§ Data shown:
******

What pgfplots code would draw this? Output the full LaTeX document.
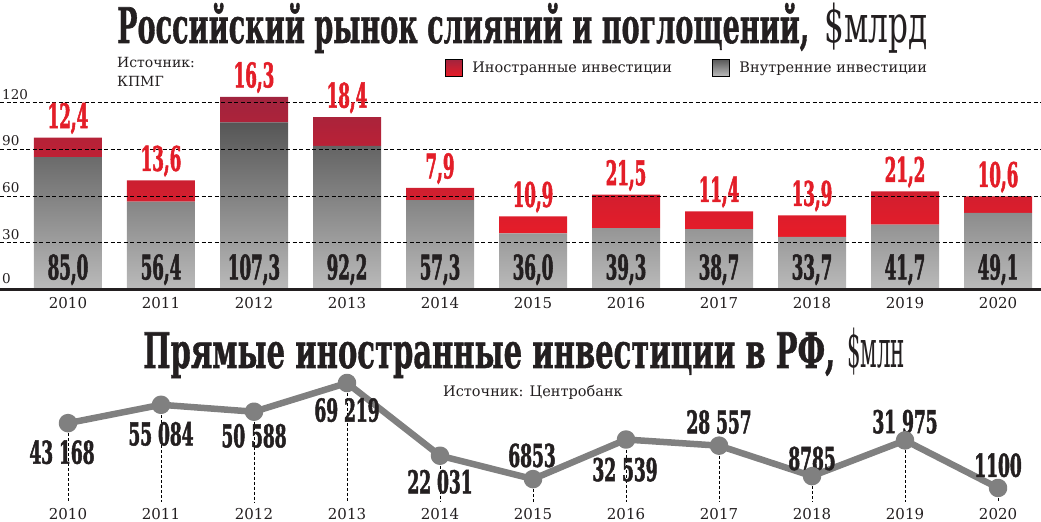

******

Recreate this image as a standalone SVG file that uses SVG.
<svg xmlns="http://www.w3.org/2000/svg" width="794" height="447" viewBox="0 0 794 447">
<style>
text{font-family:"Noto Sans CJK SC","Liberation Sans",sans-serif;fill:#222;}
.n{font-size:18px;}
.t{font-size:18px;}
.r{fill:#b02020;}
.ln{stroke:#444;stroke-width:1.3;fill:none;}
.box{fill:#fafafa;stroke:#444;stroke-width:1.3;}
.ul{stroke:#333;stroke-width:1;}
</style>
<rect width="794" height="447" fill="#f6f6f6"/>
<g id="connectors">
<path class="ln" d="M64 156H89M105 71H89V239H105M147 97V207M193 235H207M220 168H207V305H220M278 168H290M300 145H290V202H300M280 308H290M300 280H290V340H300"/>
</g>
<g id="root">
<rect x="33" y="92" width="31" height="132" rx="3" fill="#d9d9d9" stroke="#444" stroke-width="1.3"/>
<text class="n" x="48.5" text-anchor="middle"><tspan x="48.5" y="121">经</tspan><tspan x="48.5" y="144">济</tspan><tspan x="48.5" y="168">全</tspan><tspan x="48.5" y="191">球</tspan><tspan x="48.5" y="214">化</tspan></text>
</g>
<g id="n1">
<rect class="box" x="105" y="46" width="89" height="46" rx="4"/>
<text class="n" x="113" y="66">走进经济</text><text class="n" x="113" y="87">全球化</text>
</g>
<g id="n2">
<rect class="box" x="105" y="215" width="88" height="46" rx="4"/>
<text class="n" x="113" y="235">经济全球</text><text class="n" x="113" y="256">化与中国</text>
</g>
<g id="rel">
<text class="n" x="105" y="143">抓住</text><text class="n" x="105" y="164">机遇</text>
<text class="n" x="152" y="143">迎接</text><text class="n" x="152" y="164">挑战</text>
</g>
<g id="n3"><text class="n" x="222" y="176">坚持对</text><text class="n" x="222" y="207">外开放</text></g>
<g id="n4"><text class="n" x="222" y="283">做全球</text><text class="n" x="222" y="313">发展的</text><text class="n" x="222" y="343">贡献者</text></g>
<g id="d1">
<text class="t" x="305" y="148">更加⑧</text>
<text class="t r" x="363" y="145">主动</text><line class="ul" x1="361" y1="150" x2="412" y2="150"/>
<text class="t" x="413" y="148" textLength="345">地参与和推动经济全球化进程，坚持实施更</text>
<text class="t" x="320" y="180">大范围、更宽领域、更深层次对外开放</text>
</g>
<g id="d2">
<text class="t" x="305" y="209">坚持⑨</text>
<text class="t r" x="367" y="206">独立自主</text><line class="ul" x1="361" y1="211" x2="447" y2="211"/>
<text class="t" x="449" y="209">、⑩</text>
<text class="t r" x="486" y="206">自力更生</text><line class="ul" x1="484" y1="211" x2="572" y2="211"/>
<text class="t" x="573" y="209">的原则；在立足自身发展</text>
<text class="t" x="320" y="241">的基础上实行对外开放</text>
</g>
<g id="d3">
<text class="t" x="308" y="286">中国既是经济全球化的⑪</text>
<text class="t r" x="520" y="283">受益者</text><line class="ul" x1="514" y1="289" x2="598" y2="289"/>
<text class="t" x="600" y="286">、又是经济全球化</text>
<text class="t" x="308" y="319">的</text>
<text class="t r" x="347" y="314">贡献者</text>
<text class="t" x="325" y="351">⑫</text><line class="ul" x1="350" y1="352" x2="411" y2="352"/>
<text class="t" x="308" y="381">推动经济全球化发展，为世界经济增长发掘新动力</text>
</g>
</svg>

******

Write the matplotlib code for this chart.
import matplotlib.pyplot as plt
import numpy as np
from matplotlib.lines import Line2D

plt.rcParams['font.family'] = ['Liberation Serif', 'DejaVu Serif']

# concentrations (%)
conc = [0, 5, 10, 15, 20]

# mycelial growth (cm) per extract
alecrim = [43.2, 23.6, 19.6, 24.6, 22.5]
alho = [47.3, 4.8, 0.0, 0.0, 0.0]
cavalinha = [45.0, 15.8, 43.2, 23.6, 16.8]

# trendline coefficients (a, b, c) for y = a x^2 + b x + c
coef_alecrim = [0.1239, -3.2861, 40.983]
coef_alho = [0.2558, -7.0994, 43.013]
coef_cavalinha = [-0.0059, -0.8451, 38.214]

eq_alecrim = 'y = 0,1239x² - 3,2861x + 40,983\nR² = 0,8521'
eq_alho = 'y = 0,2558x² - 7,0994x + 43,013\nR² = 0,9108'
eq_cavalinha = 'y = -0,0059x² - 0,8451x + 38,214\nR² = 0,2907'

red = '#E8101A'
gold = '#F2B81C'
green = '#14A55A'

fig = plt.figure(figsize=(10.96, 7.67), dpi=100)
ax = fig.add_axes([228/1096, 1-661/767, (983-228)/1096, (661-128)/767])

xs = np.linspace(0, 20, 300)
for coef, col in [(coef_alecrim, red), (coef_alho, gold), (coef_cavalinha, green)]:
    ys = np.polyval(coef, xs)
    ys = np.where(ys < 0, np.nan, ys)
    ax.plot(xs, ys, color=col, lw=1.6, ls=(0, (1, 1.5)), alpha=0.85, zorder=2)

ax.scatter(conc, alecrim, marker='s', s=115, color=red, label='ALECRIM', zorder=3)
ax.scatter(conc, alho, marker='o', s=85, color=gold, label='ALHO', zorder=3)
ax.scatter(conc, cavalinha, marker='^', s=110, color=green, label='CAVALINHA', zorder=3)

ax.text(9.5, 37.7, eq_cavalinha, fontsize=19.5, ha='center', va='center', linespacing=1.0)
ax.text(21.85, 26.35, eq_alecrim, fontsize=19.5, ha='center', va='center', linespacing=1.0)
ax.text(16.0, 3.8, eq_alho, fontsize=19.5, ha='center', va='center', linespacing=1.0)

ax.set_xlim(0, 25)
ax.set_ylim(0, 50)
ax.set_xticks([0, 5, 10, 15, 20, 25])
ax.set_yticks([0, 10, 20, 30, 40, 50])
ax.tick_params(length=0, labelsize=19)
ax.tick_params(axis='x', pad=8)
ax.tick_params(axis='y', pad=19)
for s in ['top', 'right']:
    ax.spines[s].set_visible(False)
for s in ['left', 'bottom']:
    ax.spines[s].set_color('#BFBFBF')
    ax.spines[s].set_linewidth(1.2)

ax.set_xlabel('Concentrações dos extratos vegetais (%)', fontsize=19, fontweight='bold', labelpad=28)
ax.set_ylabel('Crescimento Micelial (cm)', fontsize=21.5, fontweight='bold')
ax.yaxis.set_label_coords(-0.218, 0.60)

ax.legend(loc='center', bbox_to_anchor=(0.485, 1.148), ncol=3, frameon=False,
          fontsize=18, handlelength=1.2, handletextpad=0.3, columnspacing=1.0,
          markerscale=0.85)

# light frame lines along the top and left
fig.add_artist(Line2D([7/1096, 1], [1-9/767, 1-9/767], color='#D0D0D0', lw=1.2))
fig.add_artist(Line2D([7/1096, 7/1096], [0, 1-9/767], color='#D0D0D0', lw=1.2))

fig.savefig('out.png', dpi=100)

******

§ Required work: Identify the lines in the entries above that contain "matplotlib", then copy them out.

§ Answer to the exercise:
Write the matplotlib code for this chart.
import matplotlib.pyplot as plt
from matplotlib.lines import Line2D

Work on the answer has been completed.